Please, without the pictures, retype exactly the lines from the start of the material through the line that holds "(4.3pt,-20pt) rectangle (835.6pt,482.3pt);".

──────────

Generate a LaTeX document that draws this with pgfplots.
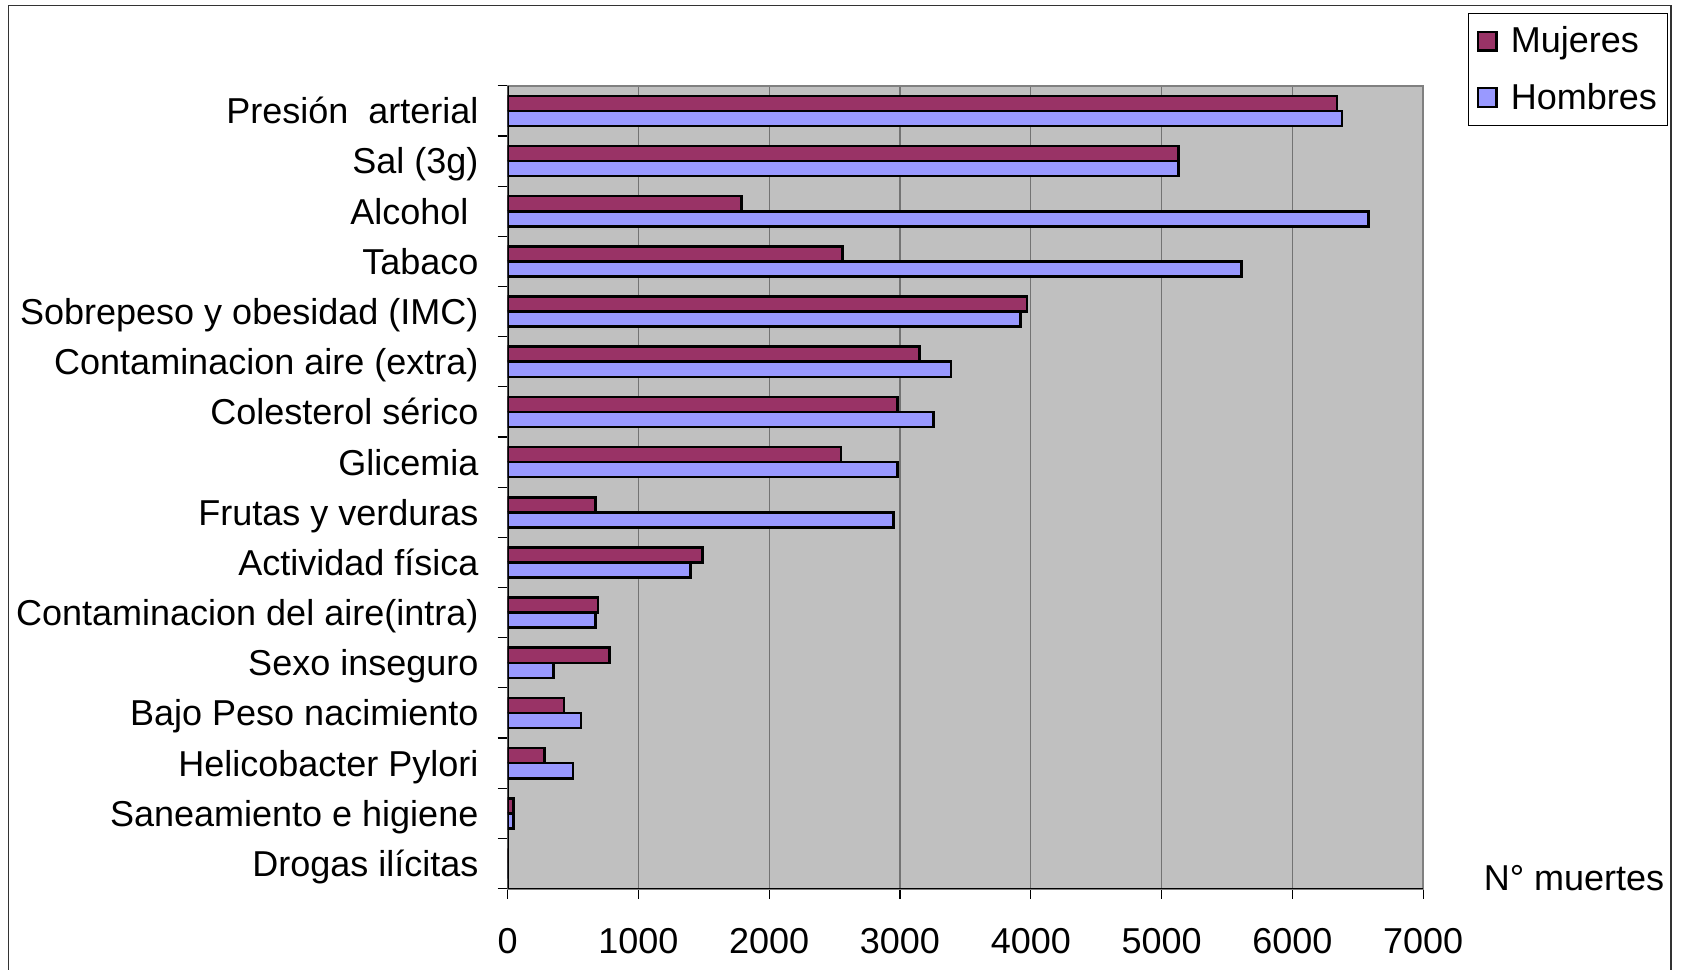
\documentclass[border=0pt]{standalone}
\usepackage{fontspec}
\setmainfont{Liberation Sans}
\usepackage{pgfplots}
\pgfplotsset{compat=1.18}

\definecolor{mujeres}{HTML}{993366}
\definecolor{hombres}{HTML}{9999FF}
\definecolor{plotbg}{HTML}{C0C0C0}
\definecolor{gridgray}{HTML}{808080}

\newcommand{\chartfont}{\fontsize{18}{21.6}\selectfont}

\begin{document}
\begin{tikzpicture}
\useasboundingbox (0,0) rectangle (841.5pt,485pt);
% outer chart frame (its lower edge runs off the page)
\draw[black!80, line width=0.75pt] (4.3pt,-20pt) rectangle (835.6pt,482.3pt);

\begin{axis}[
  at={(253.8pt,40.7pt)}, anchor=south west,
  scale only axis, width=457.8pt, height=401.4pt,
  font=\chartfont,
  xmin=0, xmax=7000, ymin=-0.5, ymax=15.5,
  xtick={0,1000,...,7000},
  xticklabels={0,1000,2000,3000,4000,5000,6000,7000},
  xticklabel style={anchor=center, yshift=-21.5pt},
  ytick={-0.5,0.5,...,15.5}, yticklabels={},
  xtick pos=bottom, ytick pos=left,
  extra y ticks={0,1,...,15},
  extra y tick labels={Drogas ilícitas,Saneamiento e higiene,Helicobacter Pylori,Bajo Peso nacimiento,Sexo inseguro,Contaminacion del aire(intra),Actividad física,Frutas y verduras,Glicemia,Colesterol sérico,Contaminacion aire (extra),Sobrepeso y obesidad (IMC),Tabaco,Alcohol\kern5pt,Sal (3g),Presión\ \ arterial},
  extra y tick style={major tick length=0pt,
    yticklabel style={anchor=east, xshift=-14.4pt, text height=12.9pt, text depth=0pt, inner sep=0pt}},
  tick align=outside, major tick length=5pt,
  tick style={black, line width=0.6pt},
  xmajorgrids, major grid style={black!55, line width=0.6pt},
  axis background/.style={fill=plotbg},
  axis line style={gridgray, line width=1pt},
  legend style={at={(1.049,1.0907)}, anchor=north west, draw=black, line width=0.6pt,
    fill=white, font=\chartfont, inner xsep=4pt, inner ysep=5pt, row sep=10.7pt,
    cells={anchor=west}, nodes={inner sep=1.5pt},
    /tikz/every odd column/.append style={column sep=5pt}},
  legend image code/.code={\draw[#1, draw=black, line width=1.2pt] (0pt,-4.7pt) rectangle (9.4pt,4.7pt);},
]
\addplot[xbar, bar width=0.3, bar shift=0.15, fill=mujeres, draw=black, line width=1.3pt]
  coordinates {
    (6340,15) (5130,14) (1790,13) (2560,12) (3970,11) (3150,10) (2980,9) (2550,8)
    (670,7) (1490,6) (690,5) (780,4) (430,3) (280,2) (45,1) (0,0)
  };
\addlegendentry{Mujeres}
\addplot[xbar, bar width=0.3, bar shift=-0.15, fill=hombres, draw=black, line width=1.3pt]
  coordinates {
    (6380,15) (5130,14) (6580,13) (5610,12) (3920,11) (3390,10) (3255,9) (2980,8)
    (2950,7) (1400,6) (670,5) (350,4) (560,3) (500,2) (45,1) (0,0)
  };
\addlegendentry{Hombres}
\draw[black, line width=1pt] (rel axis cs:0,1) -- (rel axis cs:0,0) -- (rel axis cs:1,0);
\end{axis}

\node[font=\chartfont] at (787pt,46pt) {N° muertes};
\end{tikzpicture}
\end{document}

──────────

*Result for this exercise*.
Generate a LaTeX document that draws this with pgfplots.
\documentclass[border=0pt]{standalone}
\usepackage{fontspec}
\setmainfont{Liberation Sans}
\usepackage{pgfplots}
\pgfplotsset{compat=1.18}

\definecolor{mujeres}{HTML}{993366}
\definecolor{hombres}{HTML}{9999FF}
\definecolor{plotbg}{HTML}{C0C0C0}
\definecolor{gridgray}{HTML}{808080}

\newcommand{\chartfont}{\fontsize{18}{21.6}\selectfont}

\begin{document}
\begin{tikzpicture}
\useasboundingbox (0,0) rectangle (841.5pt,485pt);
% outer chart frame (its lower edge runs off the page)
\draw[black!80, line width=0.75pt] (4.3pt,-20pt) rectangle (835.6pt,482.3pt);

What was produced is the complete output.